In addition to the general trust taxation provisions, Australian taxation law has specific rules that relate to MITs to encourage investment into Australia. Foreign investors making such investments receive a concessional withholding tax rate of 15 per cent (or 10 per cent for eligible clean building MITs), rather than a withholding rate of 30 per cent, for distributions of rental income and realised capital gains paid from a MIT to an investor that is domiciled in a country with which Australia has an exchange of information agreement.
Another advantage of making an investment through a MIT is that they may elect to hold certain assets, including shares, units and land, on capital account, ensuring that distributions arising from its disposal are taxed under Australia’s capital gains tax (CGT) regime. Under this regime, individuals and trusts are entitled to a 50 per cent reduction, and superannuation funds are entitled to 33.33 per cent reduction, on a taxable gain on the disposal of assets that have been held for more than 12 months.
The taxation of AMITs has been noted above. Broadly, the taxation of AMITs is governed by an attribution model that requires the trustee to first calculate the total of all amounts associated with the various activities of the trust that attract different tax consequences (each a trust component of a particular AMIT character).
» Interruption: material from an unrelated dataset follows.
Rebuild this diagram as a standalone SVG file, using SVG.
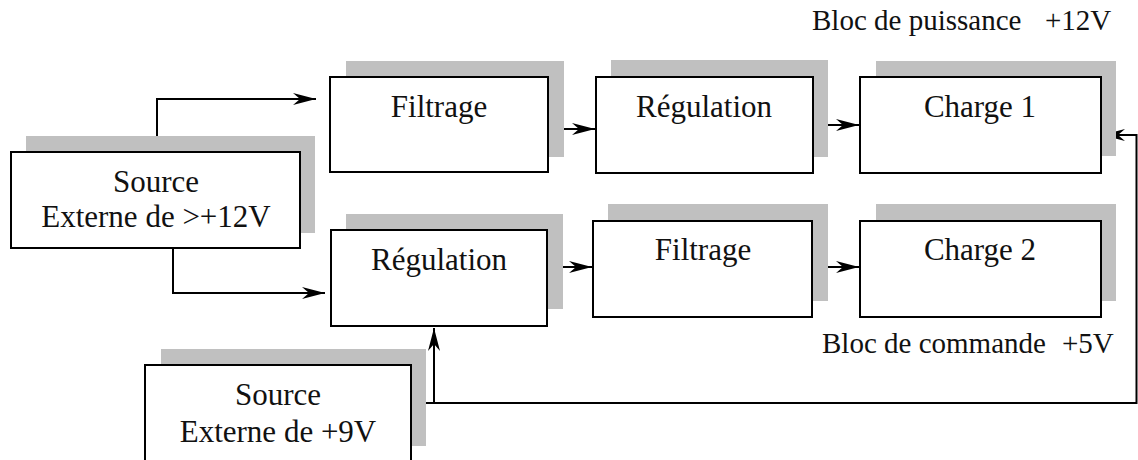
<svg xmlns="http://www.w3.org/2000/svg" width="1138" height="460" viewBox="0 0 1138 460">
<style>
.sh{fill:#c0c0c0}
.bx{fill:#fff;stroke:#000;stroke-width:2}
.t{font-family:'Liberation Serif','Times New Roman',Times,serif;font-size:31px;fill:#111;text-anchor:middle}
.lb{font-family:'Liberation Serif','Times New Roman',Times,serif;font-size:29px;fill:#111}
.c{fill:none;stroke:#000;stroke-width:2}
</style>
<defs>
<marker id="ah" markerUnits="userSpaceOnUse" markerWidth="26" markerHeight="16" refX="24" refY="8" orient="auto">
<path d="M1,2 L24,8 L1,14 L8,8 z" fill="#000"/>
</marker>
</defs>
<rect width="1138" height="460" fill="#fff"/>
<g id="connectors">
<path class="c" d="M157,152 V99 H316" marker-end="url(#ah)"/>
<path class="c" d="M173,248 V293 H325" marker-end="url(#ah)"/>
<path class="c" d="M548,129 H595" marker-end="url(#ah)"/>
<path class="c" d="M813,125 H859" marker-end="url(#ah)"/>
<path class="c" d="M547,267 H592" marker-end="url(#ah)"/>
<path class="c" d="M812,267 H859" marker-end="url(#ah)"/>
<path class="c" d="M411,403 H434 V328" marker-end="url(#ah)"/>
<path class="c" d="M434,403 H1136.5 V135 H1102" marker-end="url(#ah)"/>
</g>
<g id="source1">
<rect class="sh" x="26" y="136" width="289" height="97"/>
<rect class="bx" x="11" y="152" width="289" height="96"/>
<text class="t" x="156" y="192" font-family="Liberation Serif">Source</text>
<text class="t" x="156" y="227" font-family="Liberation Serif">Externe de &gt;+12V</text>
</g>
<g id="filtrage1">
<rect class="sh" x="346" y="61" width="218" height="96"/>
<rect class="bx" x="330" y="77" width="218" height="95"/>
<text class="t" x="439" y="117" font-family="Liberation Serif">Filtrage</text>
</g>
<g id="regulation1">
<rect class="sh" x="611" y="60" width="217" height="97"/>
<rect class="bx" x="596" y="77" width="217" height="96"/>
<text class="t" x="704" y="117" font-family="Liberation Serif">Régulation</text>
</g>
<g id="charge1">
<rect class="sh" x="876" y="61" width="240" height="95"/>
<rect class="bx" x="860" y="77" width="241" height="96"/>
<text class="t" x="980" y="117" font-family="Liberation Serif">Charge 1</text>
</g>
<g id="regulation2">
<rect class="sh" x="346" y="214" width="217" height="95"/>
<rect class="bx" x="331" y="230" width="216" height="96"/>
<text class="t" x="439" y="270" font-family="Liberation Serif">Régulation</text>
</g>
<g id="filtrage2">
<rect class="sh" x="608" y="204" width="220" height="97"/>
<rect class="bx" x="593" y="221" width="219" height="96"/>
<text class="t" x="703" y="260" font-family="Liberation Serif">Filtrage</text>
</g>
<g id="charge2">
<rect class="sh" x="876" y="204" width="240" height="97"/>
<rect class="bx" x="860" y="221" width="241" height="96"/>
<text class="t" x="980" y="260" font-family="Liberation Serif">Charge 2</text>
</g>
<g id="source2">
<rect class="sh" x="161" y="349" width="265" height="97"/>
<rect class="bx" x="145" y="365" width="266" height="100"/>
<text class="t" x="278" y="405" font-family="Liberation Serif">Source</text>
<text class="t" x="278" y="442" font-family="Liberation Serif">Externe de +9V</text>
</g>
<g id="labels">
<text class="lb" x="812" y="30" font-family="Liberation Serif">Bloc de puissance<tspan x="1045">+12V</tspan></text>
<text class="lb" x="822" y="353" font-family="Liberation Serif">Bloc de commande<tspan x="1062">+5V</tspan></text>
</g>
</svg>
Once the various trust components of particular AMIT characters for an income year are calculated, the trustee must attribute a share of the trust components to members on a fair and reasonable basis in accordance with the constituent documents of the trust. The trustee issues a statement to each member advising them of that amount. Under the attribution model, amounts derived or received by the trust that are attributed to members will retain the character they had in the hands of the trustee for tax purposes. Another feature of the new AMIT regime is that it allows trustees of AMITs with multiple classes of membership interests to make an additional irrevocable election to treat each class of membership interests as a separate AMIT. As a result, gains and losses relating to one class of interests are quarantined so that they do not affect the gains and losses of another class in the same fund.
i Taxation of companies
Generally, an Australian resident company is subject to income tax on its worldwide income. Foreign ‘non portfolio’ dividends (at least 10 per cent of the voting power) and capital gains from the sale of active foreign business assets are treated as not subject to Australian tax. The corporate tax rate for the year 2016–2017 is 30 per cent.
A foreign resident company is subject to income tax only on Australian-sourced income. A company incorporated in Australia is generally considered to be resident in Australia for tax purposes. Foreign incorporated companies that also carry on business in Australia may also be Australian residents if their central management and control is in Australia or if the majority of voting power is in Australia.
ii Taxation of partnerships
Like trusts, partnerships are generally taxed on a ‘look through’ basis (i.e., income is subject to tax in the hands of the partners).
Limited partnerships (where the liability of at least one of the partners is limited) are treated as separate entities and taxed as corporate entities. This extends to distributions being made by partnerships being treated as distributions of dividends.
For tax purposes, a limited partnership also includes a limited partnership incorporated as a separate legal entity and formed solely for the purpose of becoming a VCLP, ESVCLP, an Australian venture capital fund of funds (AFOF) or a venture capital management partnership (VCMP).
Special taxation rules apply to VCLPs, ESVCLPs, AFOFs and VCMPs for tax purposes. These entities are not treated as corporate partnerships and are generally taxed on a flow-through basis as ordinary partnerships. CGT and income tax exemptions may apply for profits and gains made by such entities on the disposal of their eligible venture capital investments. These concessions may be accessed by certain classes of non-resident investors investing in the entities.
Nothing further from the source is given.